#### Problem to solve
Copy exactly the lines from the beginning of the data down to and including the line holding "const legendTitle = 'MODEL';", without any pictures.

#### Exercise material
+++
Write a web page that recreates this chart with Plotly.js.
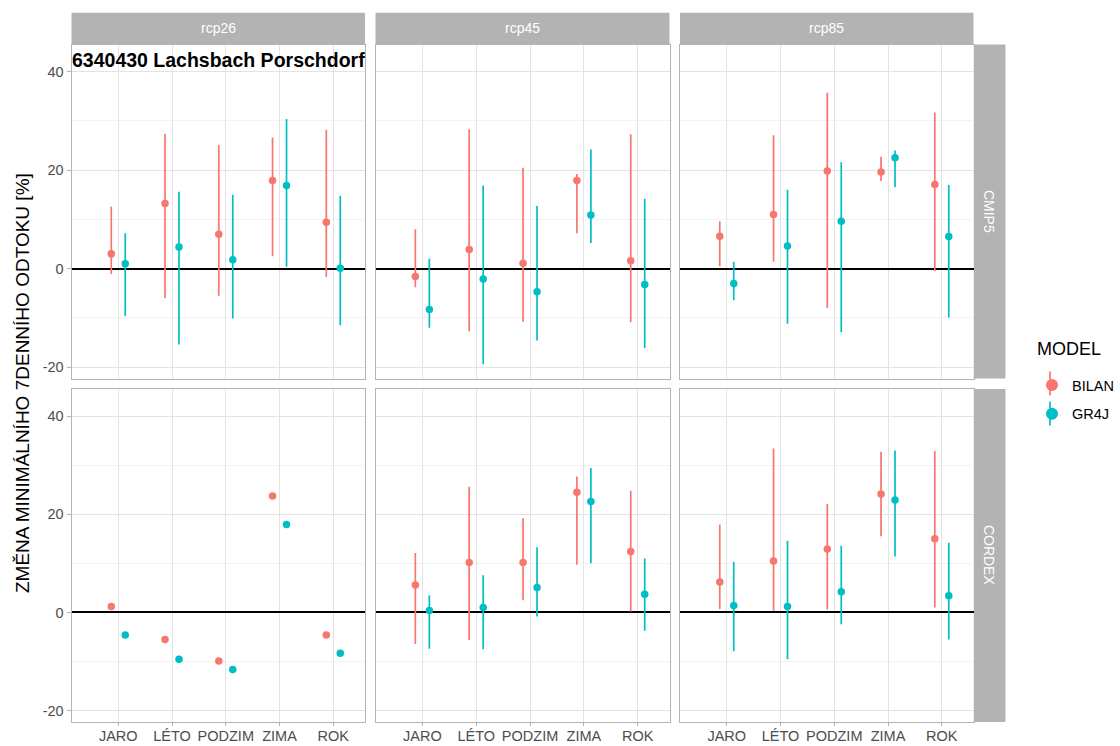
<!DOCTYPE html>
<html>
<head>
<meta charset="utf-8">
<script src="https://cdn.plot.ly/plotly-3.0.1.min.js"></script>
<style>html,body{margin:0;padding:0;background:#fff;}#chart{width:1120px;height:746px;}</style>
</head>
<body>
<div id="chart"></div>
<script>
// ---------- DATA ----------
const categories = ['JARO', 'LÉTO', 'PODZIM', 'ZIMA', 'ROK'];
const scenarios = ['rcp26', 'rcp45', 'rcp85'];
const ensembles = ['CMIP5', 'CORDEX'];
const models = ['BILAN', 'GR4J'];
const yTickValues = [-20, 0, 20, 40];
const stationTitle = '6340430 Lachsbach Porschdorf';
const yTitle = 'ZMĚNA MINIMÁLNÍHO 7DENNÍHO ODTOKU [%]';
const legendTitle = 'MODEL';

// CMIP5 rcp26
const cmip5_rcp26_BILAN_val = [3.0, 13.2, 7.0, 17.9, 9.4];
const cmip5_rcp26_BILAN_lo  = [-1.1, -6.0, -5.5, 2.5, -1.7];
const cmip5_rcp26_BILAN_hi  = [12.6, 27.4, 25.1, 26.6, 28.2];
const cmip5_rcp26_GR4J_val  = [1.0, 4.4, 1.8, 16.9, 0.1];
const cmip5_rcp26_GR4J_lo   = [-9.6, -15.4, -10.1, 0.4, -11.5];
const cmip5_rcp26_GR4J_hi   = [7.2, 15.6, 15.0, 30.4, 14.8];
// CMIP5 rcp45
const cmip5_rcp45_BILAN_val = [-1.6, 3.9, 1.1, 17.9, 1.6];
const cmip5_rcp45_BILAN_lo  = [-3.8, -12.7, -10.8, 7.2, -10.9];
const cmip5_rcp45_BILAN_hi  = [8.0, 28.3, 20.5, 19.2, 27.3];
const cmip5_rcp45_GR4J_val  = [-8.3, -2.1, -4.7, 10.9, -3.2];
const cmip5_rcp45_GR4J_lo   = [-12.0, -19.4, -14.6, 5.2, -16.1];
const cmip5_rcp45_GR4J_hi   = [2.0, 16.9, 12.7, 24.2, 14.2];
// CMIP5 rcp85
const cmip5_rcp85_BILAN_val = [6.6, 11.0, 19.8, 19.6, 17.1];
const cmip5_rcp85_BILAN_lo  = [0.5, 1.4, -8.0, 17.8, -0.5];
const cmip5_rcp85_BILAN_hi  = [9.6, 27.1, 35.7, 22.7, 31.7];
const cmip5_rcp85_GR4J_val  = [-3.0, 4.6, 9.6, 22.5, 6.5];
const cmip5_rcp85_GR4J_lo   = [-6.4, -11.2, -12.9, 16.5, -9.9];
const cmip5_rcp85_GR4J_hi   = [1.4, 16.0, 21.6, 24.0, 17.0];
// CORDEX rcp26 (single runs, no range)
const cordex_rcp26_BILAN_val = [1.2, -5.5, -9.9, 23.7, -4.6];
const cordex_rcp26_BILAN_lo  = [null, null, null, null, null];
const cordex_rcp26_BILAN_hi  = [null, null, null, null, null];
const cordex_rcp26_GR4J_val  = [-4.6, -9.5, -11.6, 17.9, -8.3];
const cordex_rcp26_GR4J_lo   = [null, null, null, null, null];
const cordex_rcp26_GR4J_hi   = [null, null, null, null, null];
// CORDEX rcp45
const cordex_rcp45_BILAN_val = [5.6, 10.2, 10.2, 24.5, 12.4];
const cordex_rcp45_BILAN_lo  = [-6.4, -5.6, 2.5, 9.7, 0.2];
const cordex_rcp45_BILAN_hi  = [12.1, 25.6, 19.2, 27.7, 24.8];
const cordex_rcp45_GR4J_val  = [0.4, 1.0, 5.1, 22.6, 3.7];
const cordex_rcp45_GR4J_lo   = [-7.4, -7.5, -0.8, 10.0, -3.7];
const cordex_rcp45_GR4J_hi   = [3.5, 7.6, 13.3, 29.4, 11.0];
// CORDEX rcp85
const cordex_rcp85_BILAN_val = [6.2, 10.5, 12.9, 24.1, 15.0];
const cordex_rcp85_BILAN_lo  = [0.7, 0.3, 0.6, 15.5, 1.0];
const cordex_rcp85_BILAN_hi  = [17.9, 33.4, 22.1, 32.7, 32.9];
const cordex_rcp85_GR4J_val  = [1.4, 1.2, 4.2, 22.9, 3.4];
const cordex_rcp85_GR4J_lo   = [-7.9, -9.5, -2.4, 11.4, -5.5];
const cordex_rcp85_GR4J_hi   = [10.3, 14.6, 13.6, 33.0, 14.2];

const panelData = {
  CMIP5: {
    rcp26: {BILAN: [cmip5_rcp26_BILAN_val, cmip5_rcp26_BILAN_lo, cmip5_rcp26_BILAN_hi], GR4J: [cmip5_rcp26_GR4J_val, cmip5_rcp26_GR4J_lo, cmip5_rcp26_GR4J_hi]},
    rcp45: {BILAN: [cmip5_rcp45_BILAN_val, cmip5_rcp45_BILAN_lo, cmip5_rcp45_BILAN_hi], GR4J: [cmip5_rcp45_GR4J_val, cmip5_rcp45_GR4J_lo, cmip5_rcp45_GR4J_hi]},
    rcp85: {BILAN: [cmip5_rcp85_BILAN_val, cmip5_rcp85_BILAN_lo, cmip5_rcp85_BILAN_hi], GR4J: [cmip5_rcp85_GR4J_val, cmip5_rcp85_GR4J_lo, cmip5_rcp85_GR4J_hi]}
  },
  CORDEX: {
    rcp26: {BILAN: [cordex_rcp26_BILAN_val, cordex_rcp26_BILAN_lo, cordex_rcp26_BILAN_hi], GR4J: [cordex_rcp26_GR4J_val, cordex_rcp26_GR4J_lo, cordex_rcp26_GR4J_hi]},
    rcp45: {BILAN: [cordex_rcp45_BILAN_val, cordex_rcp45_BILAN_lo, cordex_rcp45_BILAN_hi], GR4J: [cordex_rcp45_GR4J_val, cordex_rcp45_GR4J_lo, cordex_rcp45_GR4J_hi]},
    rcp85: {BILAN: [cordex_rcp85_BILAN_val, cordex_rcp85_BILAN_lo, cordex_rcp85_BILAN_hi], GR4J: [cordex_rcp85_GR4J_val, cordex_rcp85_GR4J_lo, cordex_rcp85_GR4J_hi]}
  }
};

// ---------- STYLE / LAYOUT ----------
const W = 1120, H = 746;
const colors = {BILAN: '#F8766D', GR4J: '#00BFC4'};
const dodge = {BILAN: -0.13, GR4J: 0.13};
const FONT = 'Liberation Sans, Arial, Helvetica, sans-serif';
const colPx = [[71.5, 365], [375.5, 669.5], [680, 973.5]];
const rowPx = [[44.5, 378.5], [389, 722]];
const xRange = [0.13, 5.59];
const yRange = [-22.3, 45.5];
const px2x = p => p / W;
const px2y = p => 1 - p / H;

const traces = [];
const layout = {
  width: W, height: H,
  margin: {l: 0, r: 0, t: 0, b: 0},
  paper_bgcolor: '#ffffff', plot_bgcolor: '#ffffff',
  font: {family: FONT, size: 14, color: '#4d4d4d'},
  showlegend: true,
  legend: {
    x: px2x(1032), y: px2y(369), xanchor: 'left', yanchor: 'top',
    font: {size: 14.5, color: '#000000'},
    itemsizing: 'constant', bgcolor: 'rgba(0,0,0,0)', tracegroupgap: 7
  },
  shapes: [], annotations: []
};

ensembles.forEach((ens, r) => {
  scenarios.forEach((sc, c) => {
    const idx = r * 3 + c + 1;
    const xa = 'xaxis' + (idx === 1 ? '' : idx);
    const ya = 'yaxis' + (idx === 1 ? '' : idx);
    const xref = 'x' + (idx === 1 ? '' : idx);
    const yref = 'y' + (idx === 1 ? '' : idx);
    layout[xa] = {
      domain: [px2x(colPx[c][0]), px2x(colPx[c][1])],
      anchor: yref, range: xRange, fixedrange: true,
      tickvals: categories.map((_, i) => i + 1),
      ticktext: categories,
      showticklabels: r === 1,
      ticks: r === 1 ? 'outside' : '', ticklen: 3, tickcolor: '#b3b3b3', tickwidth: 1,
      ticklabelstandoff: -2,
      tickfont: {size: 14.5, color: '#4d4d4d'},
      showgrid: true, gridcolor: '#e3e3e3', gridwidth: 1,
      zeroline: false,
      showline: true, mirror: true, linecolor: '#b3b3b3', linewidth: 1
    };
    layout[ya] = {
      domain: [px2y(rowPx[r][1]), px2y(rowPx[r][0])],
      anchor: xref, range: yRange, fixedrange: true,
      tickvals: yTickValues, ticktext: yTickValues.map(v => String(v)),
      showticklabels: c === 0,
      ticks: c === 0 ? 'outside' : '', ticklen: 4, tickcolor: '#b3b3b3', tickwidth: 1,
      tickfont: {size: 14.5, color: '#4d4d4d'},
      showgrid: true, gridcolor: '#e3e3e3', gridwidth: 1,
      minor: {dtick: 10, tick0: 0, showgrid: true, gridcolor: '#f3f3f3', gridwidth: 1, ticks: ''},
      zeroline: true, zerolinecolor: '#000000', zerolinewidth: 2,
      showline: true, mirror: true, linecolor: '#b3b3b3', linewidth: 1
    };
    models.forEach(m => {
      const [val, lo, hi] = panelData[ens][sc][m];
      traces.push({
        type: 'scatter', mode: 'markers',
        x: categories.map((_, i) => i + 1 + dodge[m]),
        y: val,
        xaxis: xref, yaxis: yref,
        name: m, legendgroup: m, showlegend: idx === 1,
        marker: {color: colors[m], size: 7.5},
        error_y: {
          type: 'data', symmetric: false,
          array: val.map((v, i) => hi[i] === null ? null : hi[i] - v),
          arrayminus: val.map((v, i) => lo[i] === null ? null : v - lo[i]),
          color: colors[m], thickness: 1.7, width: 0
        },
        hoverinfo: 'x+y'
      });
    });
  });
});

// facet strips (top)
scenarios.forEach((sc, c) => {
  layout.shapes.push({type: 'rect', xref: 'paper', yref: 'paper',
    x0: px2x(colPx[c][0]), x1: px2x(colPx[c][1]), y0: px2y(44.3), y1: px2y(12.7),
    fillcolor: '#b3b3b3', line: {width: 0}, layer: 'below'});
  layout.annotations.push({xref: 'paper', yref: 'paper', x: px2x((colPx[c][0] + colPx[c][1]) / 2), y: px2y(28.5),
    text: sc, showarrow: false, font: {size: 14, color: '#ffffff'}, xanchor: 'center', yanchor: 'middle'});
});
// facet strips (right)
ensembles.forEach((ens, r) => {
  layout.shapes.push({type: 'rect', xref: 'paper', yref: 'paper',
    x0: px2x(973.8), x1: px2x(1005.5), y0: px2y(rowPx[r][1]), y1: px2y(rowPx[r][0]),
    fillcolor: '#b3b3b3', line: {width: 0}, layer: 'below'});
  layout.annotations.push({xref: 'paper', yref: 'paper', x: px2x(989.6), y: px2y((rowPx[r][0] + rowPx[r][1]) / 2),
    text: ens, showarrow: false, textangle: 90, font: {size: 14, color: '#ffffff'}, xanchor: 'center', yanchor: 'middle'});
});
// legend title and key range lines
layout.annotations.push({xref: 'paper', yref: 'paper', x: px2x(1035), y: px2y(349),
  text: legendTitle, showarrow: false, xanchor: 'left', yanchor: 'middle',
  font: {size: 18, color: '#000000'}});
models.forEach((m, k) => {
  const cy = 383.5 + k * 30;
  layout.shapes.push({type: 'line', xref: 'paper', yref: 'paper',
    x0: px2x(1050), x1: px2x(1050), y0: px2y(cy - 12), y1: px2y(cy + 12),
    line: {color: colors[m], width: 1.7}, layer: 'below'});
});
// station title inside first panel
layout.annotations.push({xref: 'paper', yref: 'paper', x: px2x(70), y: px2y(60),
  text: '<b>' + stationTitle + '</b>', showarrow: false, xanchor: 'left', yanchor: 'middle',
  font: {size: 19.5, color: '#000000'}});
// common y title
layout.annotations.push({xref: 'paper', yref: 'paper', x: px2x(22), y: px2y(383),
  text: yTitle, showarrow: false, textangle: -90, xanchor: 'center', yanchor: 'middle',
  font: {size: 19, color: '#000000'}});

Plotly.newPlot('chart', traces, layout, {staticPlot: true, displayModeBar: false});
</script>
</body>
</html>
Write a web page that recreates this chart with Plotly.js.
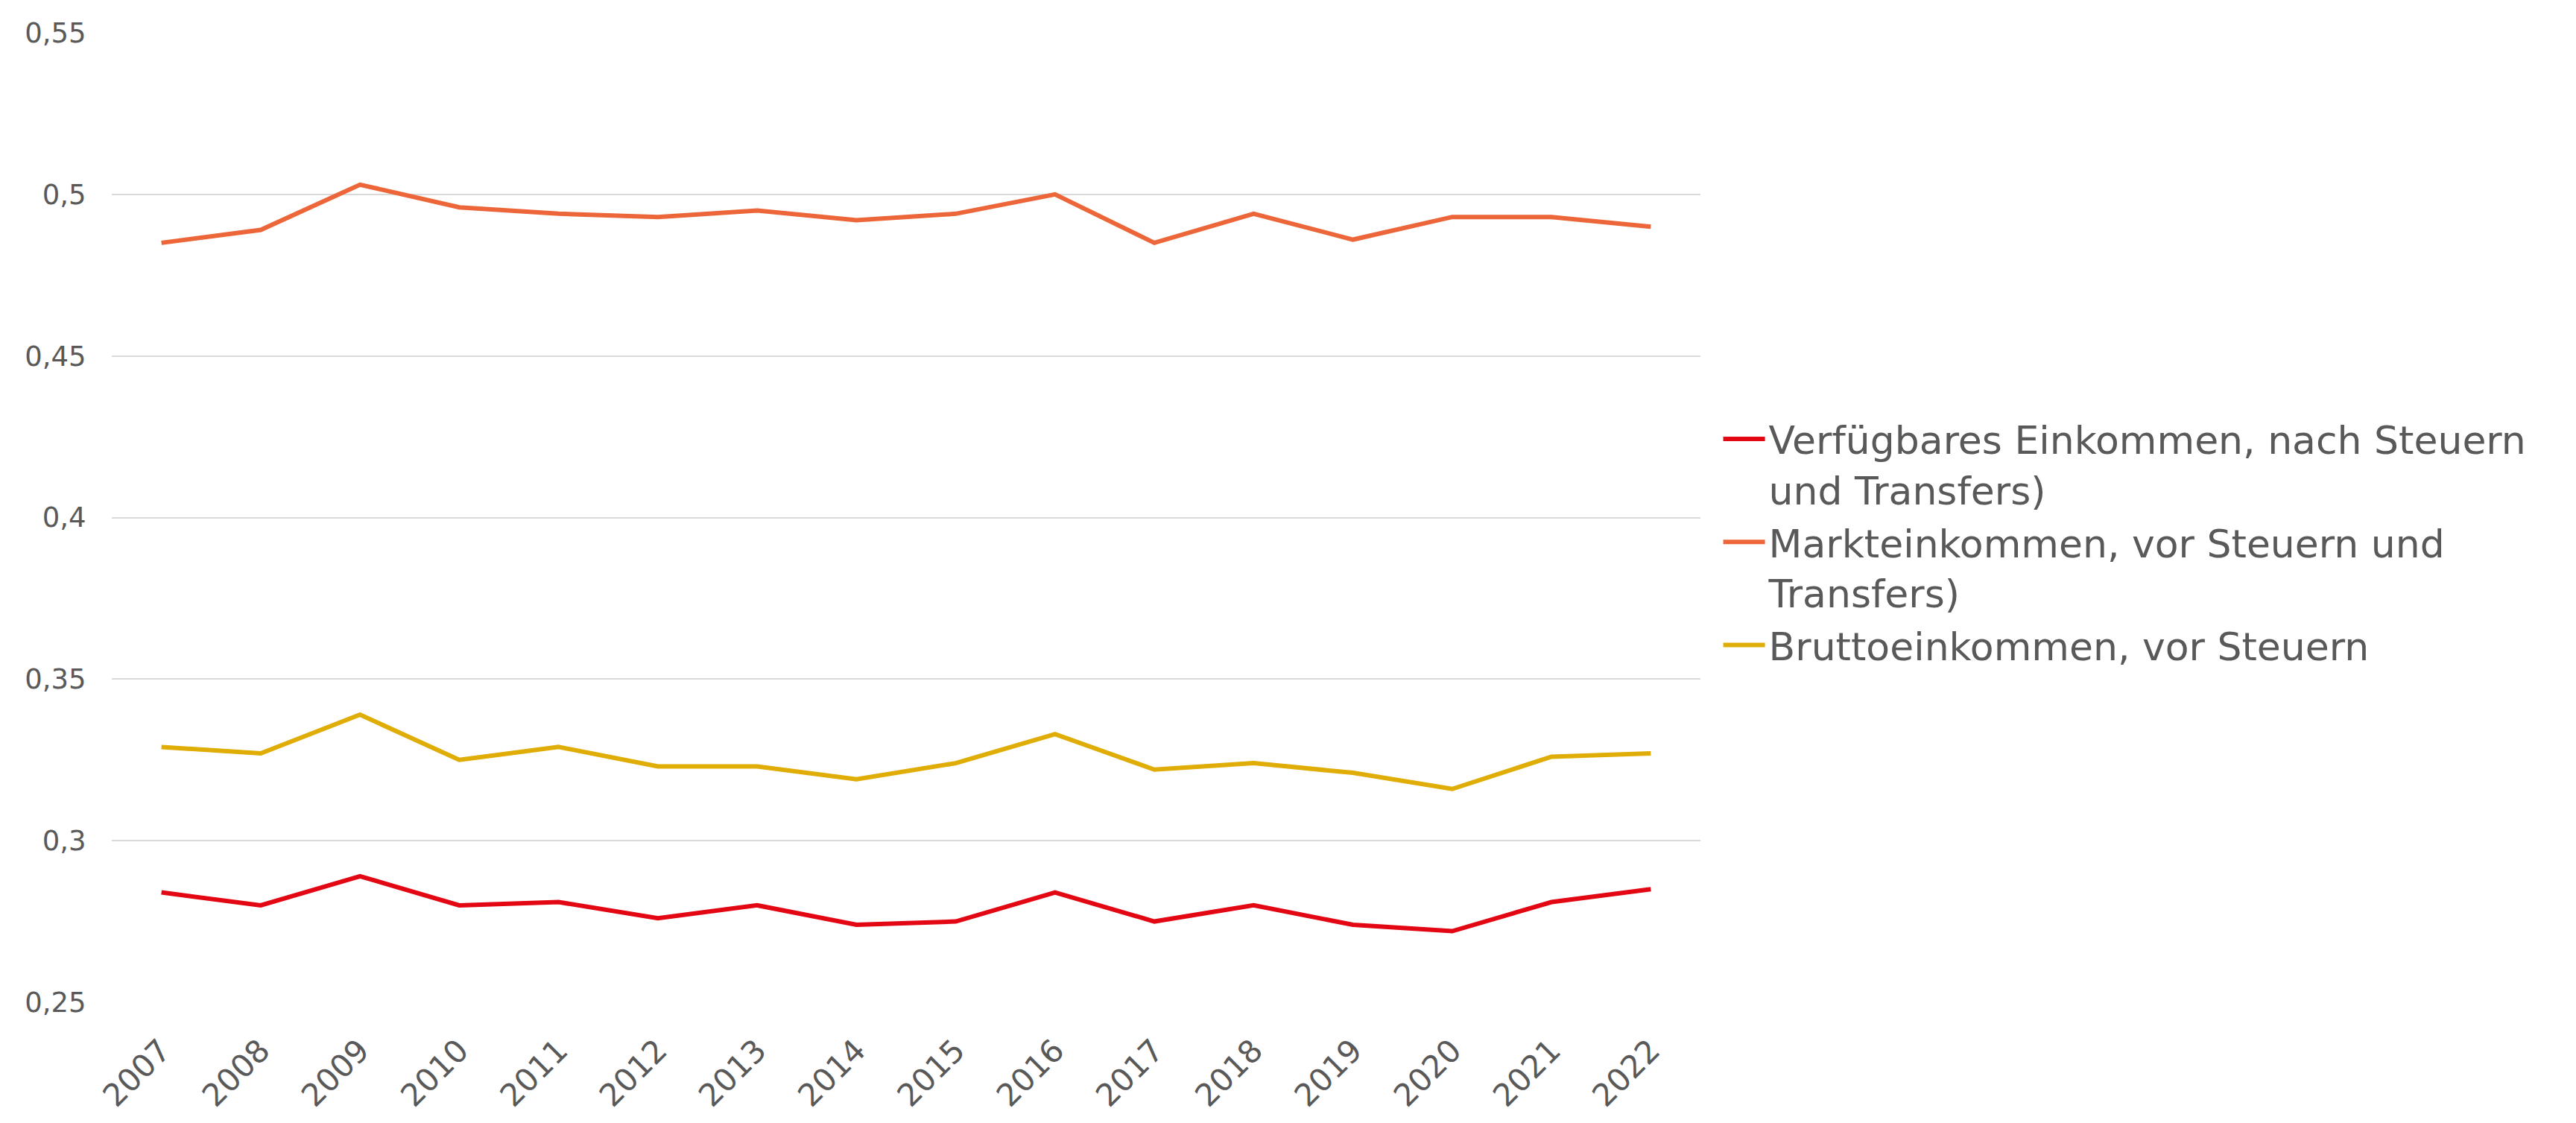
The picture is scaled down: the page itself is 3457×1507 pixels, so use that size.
<!DOCTYPE html>
<html>
<head>
<meta charset="utf-8">
<script src="https://cdn.plot.ly/plotly-3.0.1.min.js"></script>
<style>html,body{margin:0;padding:0;background:#fff;}#chart{width:3457px;height:1507px;}</style>
</head>
<body>
<div id="chart"></div>
<script>
const years = ["2007","2008","2009","2010","2011","2012","2013","2014","2015","2016","2017","2018","2019","2020","2021","2022"];
const verfuegbar = [0.284,0.280,0.289,0.280,0.281,0.276,0.280,0.274,0.275,0.284,0.275,0.280,0.274,0.272,0.281,0.285];
const markt = [0.485,0.489,0.503,0.496,0.494,0.493,0.495,0.492,0.494,0.500,0.485,0.494,0.486,0.493,0.493,0.490];
const brutto = [0.329,0.327,0.339,0.325,0.329,0.323,0.323,0.319,0.324,0.333,0.322,0.324,0.321,0.316,0.326,0.327];
const seriesNames = ["Verfügbares Einkommen, nach Steuern<br>und Transfers)", "Markteinkommen, vor Steuern und<br>Transfers)", "Bruttoeinkommen, vor Steuern"];
const yTickVals = [0.25,0.3,0.35,0.4,0.45,0.5,0.55];
const yTickText = ["0,25","0,3","0,35","0,4","0,45","0,5","0,55"];

const font = "'DejaVu Sans', sans-serif";
const txt = "#595959";
const colors = ["#e30613","#ec663a","#dfad05"];
const data = [verfuegbar, markt, brutto].map((v,i)=>({
  type:"scatter", mode:"lines", x:years, y:v, name:seriesNames[i],
  line:{color:colors[i], width:6}
}));

const layout = {
  width:3457, height:1507,
  paper_bgcolor:"#fff", plot_bgcolor:"#fff",
  margin:{l:150, r:1175, t:44, b:162},
  font:{family:font, color:txt},
  showlegend:true,
  legend:{x:1.012, xanchor:"left", y:0.612, yanchor:"top", valign:"top", itemwidth:56,
    font:{family:font, size:52, color:txt}, bgcolor:"rgba(0,0,0,0)", traceorder:"normal", tracegroupgap:0},
  xaxis:{type:"category", range:[-0.5,15.5], tickangle:-45, tickfont:{family:font, size:42, color:txt},
    showgrid:false, showline:false, zeroline:false, ticks:"outside", ticklen:22, tickcolor:"rgba(0,0,0,0)"},
  yaxis:{range:[0.25,0.55], tickvals:yTickVals, ticktext:yTickText,
    tickfont:{family:font, size:37, color:txt}, showgrid:true, gridcolor:"#d9d9d9", gridwidth:2,
    zeroline:false, showline:false, ticks:"outside", ticklen:26, tickcolor:"rgba(0,0,0,0)"}
};
Plotly.newPlot("chart", data, layout, {displayModeBar:false, staticPlot:true});
</script>
</body>
</html>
+++
#### Exercise solution
Write a web page that recreates this chart with Plotly.js.
<!DOCTYPE html>
<html>
<head>
<meta charset="utf-8">
<script src="https://cdn.plot.ly/plotly-3.0.1.min.js"></script>
<style>html,body{margin:0;padding:0;background:#fff;}#chart{width:1120px;height:746px;}</style>
</head>
<body>
<div id="chart"></div>
<script>
// ---------- DATA ----------
const categories = ['JARO', 'LÉTO', 'PODZIM', 'ZIMA', 'ROK'];
const scenarios = ['rcp26', 'rcp45', 'rcp85'];
const ensembles = ['CMIP5', 'CORDEX'];
const models = ['BILAN', 'GR4J'];
const yTickValues = [-20, 0, 20, 40];
const stationTitle = '6340430 Lachsbach Porschdorf';
const yTitle = 'ZMĚNA MINIMÁLNÍHO 7DENNÍHO ODTOKU [%]';
const legendTitle = 'MODEL';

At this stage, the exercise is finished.